Jewelry is made by a variety of different manufacturing processes. Have you ever wondered why jewelry is described as handmadeas often as not? What exactly goes into a piece of jewelry after metal ore and gemstones come out of the earth? The answers are as complex as the jewelry itself. Here, we will illuminate some of the processes that go into making jewelry whether it is one piece at a time or production runs of thousands.
Mining: Jewelry in essence begins at the mine. Metal ore is extracted from the earth and gemstones are freed from their matrix. While much of the precious metal in circulation is refined and recycled, at some point in its history, it was mined from the earth. Gemstones may trade hands many times over, but first they are mined. Large scale mines can be environmentally disrupted while smaller artisanal mines have a very low impact on their surroundings.
Lapidary: Gemstones come out of the earth in their original crystalline structure. It is the art of lapidary that brings out the full potential of beauty in a gem. Gemstones can be cut, shaped, faceted, and polished losing a large percentage of their original carat weight.
Fabrication: Jewelry fabrication refers to the manipulation of mill products such as sheet, wire, and tubing to create handmade jewelry. Fabrication is an additive process by which the structure is built up by individual components. The traditional goldsmith will even create mill products from grains of pure precious metals by alloying the precious metal to the desired fineness, or karat.
Wax Carving: Wax carving is a subtractive process where a jewelry model maker begins with a solid piece of wax and carves into it much like a sculptor. Jeweler’s wax can also be used similarly to fabrication methods, as wax models can be made from wax sheet and wax wire as well. Waxes are very delicate, often cast directly into metal for a one of a kind piece or to create a metal prototype.
Casting: A process by which multiple pieces of jewelry can be made at one time, casting replaces a wax form with metal. Referred to as “lost wax casting” the steps include mold making, wax injection, investing, burn out, casting, and finishing. Casting is commonly used for single one of a kind pieces as well as large volume production.
Die striking: Die striking uses metal molds through which metal is pushed by pneumatic force. The advantages of die striking include great uniformity in pieces and durability of the metal molds used. Many jewelry components such as settings for stones and clasps are made by die striking. Metal molds are expensive to produce, so this method is suitable for large volume production.
Soldering: When a piece of jewelry consists of multiple components, they are often connected through soldering. A jeweler will use a torch to heat the components and then introduce a filler material, usually a similar precious metal alloy with a slightly lower melting temperature to create a bond. The resulting connection is called a solder joint and is a common way to create jewelry. Soldering can be done by hand with a torch or in large batches in a high temperature oven called a kiln.
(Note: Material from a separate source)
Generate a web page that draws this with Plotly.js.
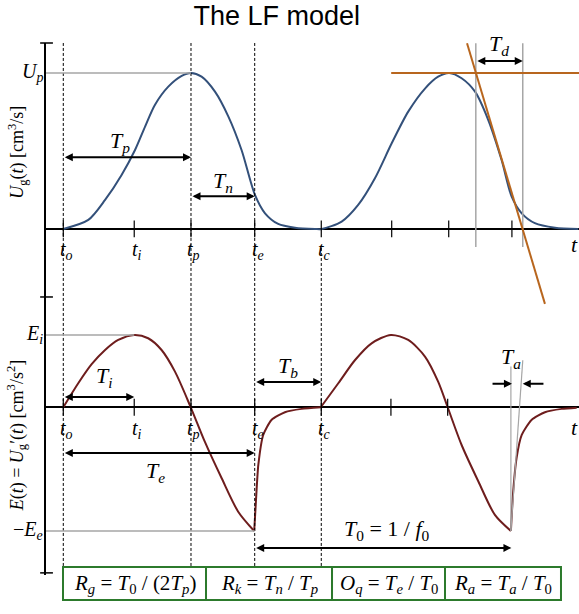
<!DOCTYPE html>
<html>
<head>
<meta charset="utf-8">
<script src="https://cdn.plot.ly/plotly-3.0.1.min.js"></script>
<style>
  html, body { margin: 0; padding: 0; background: #ffffff; }
  #lfChart { width: 579px; height: 614px; }
</style>
</head>
<body>
<div id="lfChart"></div>
<script>
// Instants of one cycle of the LF model (time in arbitrary units, one period = 10)
let eventNames = ['o', 'i', 'p', 'e', 'c'];
let eventTimes = [0, 2.75, 4.95, 7.42, 10];
let period = 10;

// Glottal flow Ug(t), two cycles (Up = 1)
let flowTime = [0, 0.97, 1.62, 2.26, 2.78, 3.17, 3.55, 4.07, 4.59, 4.95, 5.36, 5.88, 6.40, 6.91, 7.43, 7.82, 8.33, 8.98, 9.76,
                10.02, 10.79, 11.43, 12.08, 12.73, 13.37, 14.02, 14.53, 14.96, 15.44, 15.96, 16.47, 16.99, 17.38, 17.77, 18.28, 19.06, 19.96];
let flowValue = [0, 0.058, 0.186, 0.346, 0.506, 0.656, 0.795, 0.912, 0.981, 1, 0.976, 0.88, 0.72, 0.506, 0.218, 0.10, 0.032, 0.008, 0,
                 0, 0.047, 0.154, 0.325, 0.549, 0.752, 0.90, 0.976, 1, 0.966, 0.88, 0.70, 0.442, 0.207, 0.10, 0.037, 0.008, 0];

// Flow derivative E(t): open phase (to .. te) of both cycles (Ee = 1)
let openTime = [0, 0.58, 1.10, 1.62, 2.13, 2.75, 3.29, 3.81, 4.33, 4.94, 5.49, 6.14, 6.78, 7.40, null,
                9.98, 10.66, 11.31, 11.95, 12.70, 13.37, 14.02, 14.53, 14.90, 15.44, 16.09, 16.73, 17.35];
let openValue = [0, 0.194, 0.348, 0.463, 0.544, 0.585, 0.558, 0.463, 0.288, 0, -0.28, -0.574, -0.844, -1, null,
                 0, 0.194, 0.382, 0.517, 0.585, 0.544, 0.41, 0.207, 0, -0.305, -0.60, -0.87, -1];

// Flow derivative E(t): return phase (te .. tc) of both cycles
let returnTime = [7.40, 7.47, 7.56, 7.75, 8.07, 8.59, 9.24, 9.98, null,
                  17.35, 17.44, 17.57, 17.77, 18.15, 18.67, 19.32, 19.90];
let returnValue = [-1, -0.75, -0.466, -0.224, -0.103, -0.04, -0.013, 0, null,
                   -1, -0.68, -0.41, -0.224, -0.103, -0.04, -0.013, -0.003];

// Small tick marks on the two time axes
let flowTicks = [0, 2.75, 4.95, 7.42, 10, 12.73, 14.94, 17.39];
let derivTicks = [0, 2.75, 4.95, 7.42, 10, 12.70, 14.90];

// Levels and construction points
let eiLevel = 0.585;
let tdEdges = [15.99, 17.81];
let taEdges = [17.39, 17.81];

// Parameter boxes under the chart
let boxTexts = [
    '<i>R<sub>g</sub></i> = <i>T</i><sub>0</sub> / (2<i>T<sub>p</sub></i>)',
    '<i>R<sub>k</sub></i> = <i>T<sub>n</sub></i> / <i>T<sub>p</sub></i>',
    '<i>O<sub>q</sub></i> = <i>T<sub>e</sub></i> / <i>T</i><sub>0</sub>',
    '<i>R<sub>a</sub></i> = <i>T<sub>a</sub></i> / <i>T</i><sub>0</sub>'
];

let serif = 'Liberation Serif, Times New Roman, serif';
let xMin = -0.67, xMax = 19.99;

let to = eventTimes[0], ti = eventTimes[1], tp = eventTimes[2], te = eventTimes[3], tc = eventTimes[4];

// Panah dua arah untuk durasi
function spanArrow(x0, x1, level, yref) {
    return {
        x: x1, y: level, ax: x0, ay: level,
        xref: 'x', yref: yref, axref: 'x', ayref: yref,
        text: '', showarrow: true,
        arrowhead: 2, startarrowhead: 2, arrowside: 'end+start',
        arrowsize: 0.8, startarrowsize: 0.8, arrowwidth: 2,
        arrowcolor: 'black', standoff: 0, startstandoff: 0
    };
}

function oneArrow(x0, x1, level, yref) {
    return {
        x: x1, y: level, ax: x0, ay: level,
        xref: 'x', yref: yref, axref: 'x', ayref: yref,
        text: '', showarrow: true, arrowhead: 2, arrowsize: 0.8,
        arrowwidth: 2, arrowcolor: 'black', standoff: 0
    };
}

function label(text, x, y, yref, size) {
    return {
        x: x, y: y, xref: 'x', yref: yref, text: text, showarrow: false,
        font: { family: serif, size: size || 22, color: 'black' },
        xanchor: 'center', yanchor: 'middle'
    };
}

function vline(x, y0, y1, yref, color, width, dash) {
    return {
        type: 'line', xref: 'x', yref: yref, x0: x, x1: x, y0: y0, y1: y1,
        line: { color: color, width: width, dash: dash || 'solid' }
    };
}

function hline(x0, x1, y, yref, color, width) {
    return {
        type: 'line', xref: 'x', yref: yref, x0: x0, x1: x1, y0: y, y1: y,
        line: { color: color, width: width }
    };
}

// Traces
let flowTrace = {
    x: flowTime, y: flowValue, mode: 'lines', yaxis: 'y',
    line: { color: '#33507a', width: 2, shape: 'spline', smoothing: 0.8 },
    hoverinfo: 'skip'
};

let openTrace = {
    x: openTime, y: openValue, mode: 'lines', yaxis: 'y2', connectgaps: false,
    line: { color: '#6e1d1d', width: 2, shape: 'spline', smoothing: 0.8 },
    hoverinfo: 'skip'
};

let returnTrace = {
    x: returnTime, y: returnValue, mode: 'lines', yaxis: 'y2', connectgaps: false,
    line: { color: '#6e1d1d', width: 2, shape: 'spline', smoothing: 0.6 },
    hoverinfo: 'skip'
};

let flowTickTrace = {
    x: flowTicks, y: flowTicks.map(function() { return 0; }), mode: 'markers', yaxis: 'y',
    marker: { symbol: 'line-ns-open', size: 12, color: 'black', line: { color: 'black', width: 1.2 } },
    hoverinfo: 'skip', cliponaxis: false
};

let derivTickTrace = {
    x: derivTicks, y: derivTicks.map(function() { return 0; }), mode: 'markers', yaxis: 'y2',
    marker: { symbol: 'line-ns-open', size: 12, color: 'black', line: { color: 'black', width: 1.2 } },
    hoverinfo: 'skip', cliponaxis: false
};

// Shapes: dashed event lines, construction lines, boxes
let shapes = [];
[to, tp, te].forEach(function(t) {
    shapes.push(vline(t, 0.017, 1, 'paper', 'black', 1, '3px,2px'));
});
shapes.push(vline(tc, 0.017, 0.615, 'paper', 'black', 1, '3px,2px'));

shapes.push(hline(xMin, tp, 1, 'y', '#a6a6a6', 1.5));
shapes.push(hline(xMin, ti, eiLevel, 'y2', '#a6a6a6', 1.5));
shapes.push(hline(xMin, te, -1, 'y2', '#a6a6a6', 1.5));

tdEdges.forEach(function(t) {
    shapes.push(vline(t, -0.115, 1.19, 'y', '#a6a6a6', 1.5));
});
shapes.push(vline(taEdges[0] - 0.04, -1, 0.33, 'y2', '#a6a6a6', 1.2));
shapes.push({
    type: 'line', xref: 'x', yref: 'y2', x0: taEdges[0] - 0.04, y0: -1, x1: taEdges[1], y1: 0.38,
    line: { color: '#a6a6a6', width: 1.2 }
});

// Garis oranye untuk konstruksi Td
shapes.push(hline(12.71, xMax, 1, 'y', '#b8661e', 2));
shapes.push({
    type: 'line', xref: 'x', yref: 'y', x0: 15.65, y0: 1.19, x1: 18.67, y1: -0.48,
    line: { color: '#b8661e', width: 2 }
});

// Small ticks on the vertical axis
[1, 0.5226, 0.004].forEach(function(p) {
    shapes.push({
        type: 'line', xref: 'paper', yref: 'paper', x0: -0.011, x1: 0.013, y0: p, y1: p,
        line: { color: 'black', width: 1.5 }
    });
});

// Green boxes
let boxEdges = [0.0319, 0.3002, 0.5366, 0.7486, 0.9662];
for (let i = 0; i < boxTexts.length; i++) {
    shapes.push({
        type: 'rect', xref: 'paper', yref: 'paper',
        x0: boxEdges[i], x1: boxEdges[i + 1], y0: -0.047, y1: 0.015,
        line: { color: '#2c7a2c', width: 2 }, fillcolor: 'rgba(0,0,0,0)'
    });
}

// Annotations
let annotations = [];

for (let i = 0; i < eventNames.length; i++) {
    let txt = '<i>t<sub>' + eventNames[i] + '</sub></i>';
    ['y', 'y2'].forEach(function(ax) {
        annotations.push({
            x: eventTimes[i], y: 0, xref: 'x', yref: ax, text: txt, showarrow: false,
            font: { family: serif, size: 20, color: 'black' },
            xanchor: 'center', yanchor: 'middle', xshift: 3, yshift: -22
        });
    });
}
annotations.push(label('<i>t</i>', 19.83, -0.1, 'y', 22));
annotations.push(label('<i>t</i>', 19.83, -0.16, 'y2', 22));

annotations.push(spanArrow(to, tp, 0.46, 'y'));
annotations.push(spanArrow(tp, te, 0.21, 'y'));
annotations.push(spanArrow(tdEdges[0], tdEdges[1], 1.077, 'y'));
annotations.push(spanArrow(to, ti, 0.083, 'y2'));
annotations.push(spanArrow(to, te, -0.37, 'y2'));
annotations.push(spanArrow(te, tc, 0.205, 'y2'));
annotations.push(spanArrow(te, te + period - 0.05, -1.137, 'y2'));
annotations.push(oneArrow(16.58, taEdges[0], 0.19, 'y2'));
annotations.push(oneArrow(18.67, taEdges[1], 0.19, 'y2'));

annotations.push(label('<i>T<sub>p</sub></i>', 2.2, 0.56, 'y'));
annotations.push(label('<i>T<sub>n</sub></i>', 6.19, 0.30, 'y'));
annotations.push(label('<i>T<sub>d</sub></i>', 16.89, 1.18, 'y'));
annotations.push(label('<i>T<sub>i</sub></i>', 1.58, 0.245, 'y2'));
annotations.push(label('<i>T<sub>e</sub></i>', 3.56, -0.52, 'y2'));
annotations.push(label('<i>T<sub>b</sub></i>', 8.71, 0.326, 'y2'));
annotations.push(label('<i>T<sub>a</sub></i>', 17.35, 0.40, 'y2'));
annotations.push(label('<i>T</i><sub>0</sub> = 1 / <i>f</i><sub>0</sub>', 12.55, -0.995, 'y2'));

// Level labels left of the axis
function levelLabel(text, y, yref) {
    return {
        x: -0.002, y: y, xref: 'paper', yref: yref, text: text, showarrow: false,
        font: { family: serif, size: 20, color: 'black' }, xanchor: 'right', yanchor: 'middle'
    };
}
annotations.push(levelLabel('<i>U<sub>p</sub></i>', 1, 'y'));
annotations.push(levelLabel('<i>E<sub>i</sub></i>', eiLevel, 'y2'));
annotations.push(levelLabel('−<i>E<sub>e</sub></i>', -1, 'y2'));

// Rotated axis titles
annotations.push({
    x: -0.055, y: 0.795, xref: 'paper', yref: 'paper', textangle: -90, showarrow: false,
    text: '<i>U</i><sub>g</sub>(<i>t</i>) [cm<sup>3</sup>/s]',
    font: { family: serif, size: 18, color: 'black' }, xanchor: 'center', yanchor: 'middle'
});
annotations.push({
    x: -0.055, y: 0.262, xref: 'paper', yref: 'paper', textangle: -90, showarrow: false,
    text: '<i>E</i>(<i>t</i>) = <i>U</i><sub>g</sub>′(<i>t</i>) [cm<sup>3</sup>/s<sup>2</sup>]',
    font: { family: serif, size: 18, color: 'black' }, xanchor: 'center', yanchor: 'middle'
});

// Box texts
for (let i = 0; i < boxTexts.length; i++) {
    annotations.push({
        x: (boxEdges[i] + boxEdges[i + 1]) / 2, y: -0.016, xref: 'paper', yref: 'paper',
        text: boxTexts[i], showarrow: false,
        font: { family: serif, size: 21, color: 'black' }, xanchor: 'center', yanchor: 'middle'
    });
}

let layout = {
    width: 579, height: 614,
    margin: { l: 46, r: 0, t: 43, b: 39 },
    paper_bgcolor: 'white', plot_bgcolor: 'white',
    showlegend: false,
    title: {
        text: 'The LF model',
        font: { family: 'Liberation Sans, Arial, sans-serif', size: 27, color: 'black' },
        x: 0.478, xref: 'container', xanchor: 'center',
        y: 0.975, yref: 'container', yanchor: 'middle'
    },
    xaxis: { range: [xMin, xMax], visible: false, fixedrange: true },
    yaxis: {
        range: [-2.218, 1.192], showline: true, linecolor: 'black', linewidth: 2,
        showgrid: false, showticklabels: false, ticks: '',
        zeroline: true, zerolinecolor: 'black', zerolinewidth: 2, fixedrange: true
    },
    yaxis2: {
        range: [-1.356, 2.945], overlaying: 'y', showline: false,
        showgrid: false, showticklabels: false, ticks: '',
        zeroline: true, zerolinecolor: 'black', zerolinewidth: 2, fixedrange: true
    },
    shapes: shapes,
    annotations: annotations
};

Plotly.newPlot('lfChart', [flowTrace, openTrace, returnTrace, flowTickTrace, derivTickTrace], layout, { displayModeBar: false, staticPlot: true });
</script>
</body>
</html>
Laser Welding: Sometimes, it is not possible to solder on a piece of jewelry. Dissimilar metals or vulnerable gemstones make laser welding an attractive alternative method of joining or repairing jewelry components. An acronym for light amplification by stimulated emission of radiation, lasers are now widely used in jewelry making for a variety of applications included repairing porosity in castings, joining components, and repair to name a just a few.
Stone setting: Commonly done by hand, it is possible for calibrated gemstones to be set mechanically as well. Stone setting varies in its complexity, but most jewelry will contain one or more of five dominant stone setting techniques: prong setting, bezel setting, pavé setting, channel setting, and flush setting. Each one f these different techniques has multiple variations within them.
Finishing: The final look of a piece of jewelry is achieved by its finish. Common finishing techniques include high polish which imparts a bright luster, satin or matte finish which is more subtle and good for pieces with texture, oxidation, which gives an antique appearance, and patina which brings out colorful surface treatments in the metal. Finishing is often done by hand but can also be done mechanically in large batches by a process known as tumbling.
Your piece of jewelry has likely been created through several of these processes. Gems mined from the earth, cut and polished by a lapidary can be set into a hand fabricated ring soldered together with die struck components. Did you ever consider how complex jewelry making can be? Does it give you a deeper appreciation for what you can expect to pay for your jewelry? We are curious to know.